Basically, you just have to find those values of the non-centrality parameter of a non-central t-distribution with $n-1$ degrees of freedom that cut off .025 in the lower and upper tails of the distribution (assuming you want a 95% CI). Here is an example in R:

### data
x - c(0.7, 1.1, 0.5, 1.9, 1.1, 1.4, 0.5, 0.4, 1.2, 0.8, 
      -1.2, -1.0, 0.2, 0.4, -0.6, 0.4, -0.4, 0.7, -1.0, 2.4)

### does not take uncertainty in sd(x) into consideration
t.test(x)$conf.int / sd(x)

This yields:

[1] 0.03010098 0.96612980

And this is the correct approach:

tval <- t.test(x)$statistic
n <- length(x)
pt(tval, df=n-1, ncp=0.0266992 * sqrt(n), lower.tail=FALSE)
pt(tval, df=n-1, ncp=0.9579698 * sqrt(n), lower.tail=TRUE)

So, 0.0266992 and 0.9579698 are the CI bounds.

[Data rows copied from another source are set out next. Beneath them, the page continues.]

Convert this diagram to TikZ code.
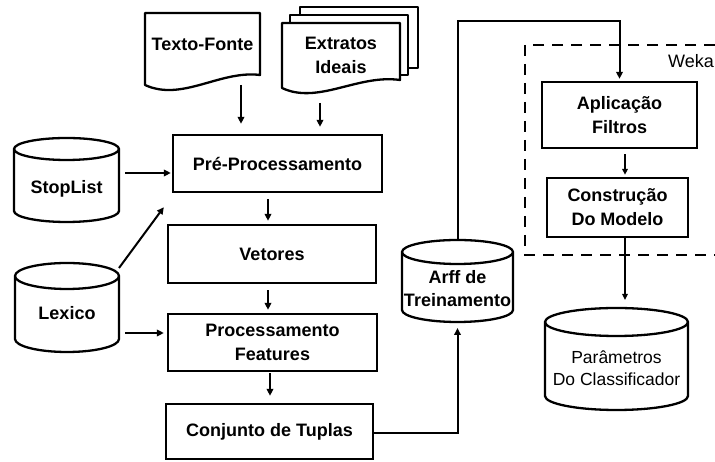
\documentclass[tikz,border=0pt]{standalone}
\usepackage{fontspec}
\setmainfont{Liberation Sans}
\usetikzlibrary{arrows.meta,calc}

\tikzset{
  stage/.style={draw, line width=2.3pt, inner sep=2pt, align=center,
    font=\bfseries\fontsize{18}{24}\selectfont},
  area/.style={inner sep=0pt, outer sep=0pt, align=center,
    font=\bfseries\fontsize{18}{24}\selectfont},
  caption/.style={align=center, inner sep=0pt,
    font=\bfseries\fontsize{18}{23}\selectfont},
  plaincaption/.style={align=center, inner sep=0pt,
    font=\fontsize{17.5}{22}\selectfont},
  outline/.style={line width=2.3pt, line join=round},
  flow/.style={line width=2pt, -{Triangle[length=7pt,width=6.5pt]}},
  thinflow/.style={line width=1.5pt, -{Triangle[length=6pt,width=5.5pt]}},
  group/.style={line width=2.6pt, dash pattern=on 11pt off 8pt},
}

% database drum drawn over the extent of a named node; #2 = half height of the lid
\newcommand\storagedrum[2]{%
  \draw[outline] let \p1=(#1.north west), \p2=(#1.south east),
      \n1={(\x2-\x1)/2}, \n2={0.5523*#2} in
    (\x1,\y1-#2) -- (\x1,\y2+#2)
    .. controls (\x1,\y2+#2-\n2) and (\x1+\n1-0.5523*\n1,\y2) .. (\x1+\n1,\y2)
    .. controls (\x1+\n1+0.5523*\n1,\y2) and (\x2,\y2+#2-\n2) .. (\x2,\y2+#2)
    -- (\x2,\y1-#2)
    (\x1+\n1,\y1-#2) ellipse [x radius={\n1*1pt}, y radius={#2*1pt}];
}

\begin{document}
\begin{tikzpicture}[x=1pt,y=1pt]
\useasboundingbox (0,0) rectangle (715,462);
\fill[white] (0,0) rectangle (715,462);

% Weka group
\draw[group] (715,417) -- (525,417) -- (525,207) -- (715,207);
\node[anchor=west, inner sep=0pt, font=\fontsize{18}{20}\selectfont] (weka) at (668,401) {Weka};

% source documents
\draw[outline, fill=white] (300,455) rectangle (418,394);
\draw[outline, fill=white] (290,447) rectangle (408,387);
\draw[outline, fill=white] (282,439) -- (282,374)
  .. controls (318,357) and (358,388) .. (400,382) -- (400,439) -- cycle;
\draw[outline, fill=white] (145,449) -- (145,377)
  .. controls (182,360) and (220,392) .. (260,387) -- (260,449) -- cycle;
\node[area, minimum width=115pt, minimum height=62pt] (tf) at (202.5,418) {Texto-Fonte};
\node[area, minimum width=118pt, minimum height=64pt] (ex) at (341,407) {Extratos\\Ideais};

% processing stages
\node[stage, minimum width=209pt, minimum height=57pt] (pre) at (277.5,298.5) {Pré-Processamento};
\node[stage, minimum width=208pt, minimum height=58pt] (vet) at (272,208) {Vetores};
\node[stage, minimum width=209pt, minimum height=57pt] (proc) at (272.5,119.5) {Processamento\\Features};
\node[stage, minimum width=207pt, minimum height=55pt] (conj) at (269.5,30.5) {Conjunto de Tuplas};
\node[stage, minimum width=155pt, minimum height=66pt] (apl) at (619.5,347) {Aplicação\\Filtros};
\node[stage, minimum width=141pt, minimum height=59pt] (con) at (617.5,254.5) {Construção\\Do Modelo};

% data stores
\node[area, minimum width=105pt, minimum height=84pt] (stop) at (66.5,282) {};
\storagedrum{stop}{11}
\node[caption] (stop-text) at ($(stop.center)+(0,-9)$) {StopList};

\node[area, minimum width=104pt, minimum height=89pt] (lex) at (67,154.5) {};
\storagedrum{lex}{13}
\node[caption] (lex-text) at ($(lex.center)+(0,-5.5)$) {Lexico};

\node[area, minimum width=111pt, minimum height=82pt] (arff) at (457.5,181) {};
\storagedrum{arff}{12}
\node[caption] (arff-text) at ($(arff.center)+(0,-7.5)$) {Arff de\\Treinamento};

\node[area, minimum width=143pt, minimum height=102pt] (par) at (616.5,103) {};
\storagedrum{par}{14}
\node[plaincaption] (par-text) at ($(par.center)+(0,-9)$) {Parâmetros\\Do Classificador};

% connectors
\draw[flow] ($(tf.south)+(38.5,-10)$) -- ($(pre.north)+(-36.5,10)$);
\draw[flow] ($(ex.south)+(-21,-16)$) -- ($(pre.north)+(42.5,7)$);
\draw[flow] ($(stop.east)+(6,7)$) -- ($(pre.west)+(-1,-9.5)$);
\draw[flow] ($(lex.north east)+(0,-5)$) -- ($(pre.south west)+(-8,-14)$);
\draw[flow] ($(pre.south)+(-9.5,-6)$) -- ($(vet.north)+(-4,3)$);
\draw[flow] ($(vet.south)+(-4,-6)$) -- ($(proc.north)+(-4.5,3)$);
\draw[flow] ($(lex.east)+(6,-25.5)$) -- ($(proc.west)+(-3,9.5)$);
\draw[flow] ($(proc.south)+(-2.5,-1)$) -- ($(conj.north)+(0.5,7)$);
\draw[flow] ($(conj.east)+(0,-1.5)$) -| ($(arff.south)+(0,-6)$);
\draw[flow] (arff.north) |- ($(apl.north)+(0,60)$) -- ($(apl.north)+(0,2)$);
\draw[thinflow] ($(apl.south)+(5.5,-5)$) -- ($(con.north)+(7.5,2)$);
\draw[thinflow] ($(con.south)+(7.5,0)$) -- ($(par.north)+(8.5,8)$);
\end{tikzpicture}
\end{document}
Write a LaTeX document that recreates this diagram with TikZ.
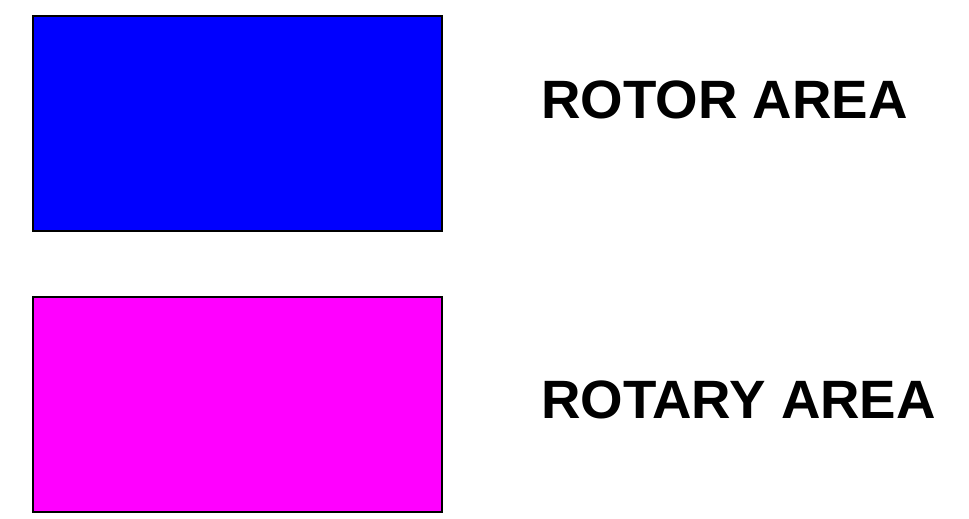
\documentclass[tikz,border=0pt]{standalone}
\usepackage{fontspec}
\setmainfont{Liberation Sans}
\definecolor{areablue}{RGB}{0,0,255}
\definecolor{areamagenta}{RGB}{255,0,255}
\begin{document}
\begin{tikzpicture}[x=1pt,y=-1pt,
  areabox/.style={draw=black,line width=1.5pt},
  arealabel/.style={anchor=base west,inner sep=0pt,xscale=1.012,font=\fontsize{54}{60}\selectfont\bfseries}]
\useasboundingbox (0,0) rectangle (969,519);
\filldraw[areabox,fill=areablue] (33,16) rectangle (442,231);
\filldraw[areabox,fill=areamagenta] (33,297) rectangle (442,512);
\node[arealabel] (rotor) at (541,118) {ROTOR AREA};
\node[arealabel] (rotary) at (541,418) {ROTARY AREA};
\end{tikzpicture}
\end{document}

I found those values by trial and error (starting with the values obtained above), but of course one could write a function that automates this.

Cumming, G., & Finch, S. (2001). A primer on the understanding, use, and calculation of confidence intervals that are based on central and noncentral distributions. Educational and Psychological Measurement, 61(4), 532-574.

Steiger, J. H., & Fouladi, R. T. (1997). Noncentrality interval estimation and the evaluation of statistical models. In L. L. Harlow, S. A. Mulaik, & J. H. Steiger (Eds.), What if there were no significance tests? (pp. 221-257). Mahwah, New Jersey: Erlbaum.

Answer 2

That is why there are two formulas for the variance and standard deviation. In the description of a sample, the standard deviation is $s =\sqrt{ \frac{1}{N} \sum_{i=1}^N (x_i - \overline{x})^2}$ wheras, if you estimate the true standard deviation from the sample, the $\frac{1}{N}$ changes to $\frac{1}{N-1}$. Thus there is a ´correction´ in a way, as the estimated standard deviation and thus the 95%-CI is larger, if the sample gets smaller. For more on that search for "Bessel correction".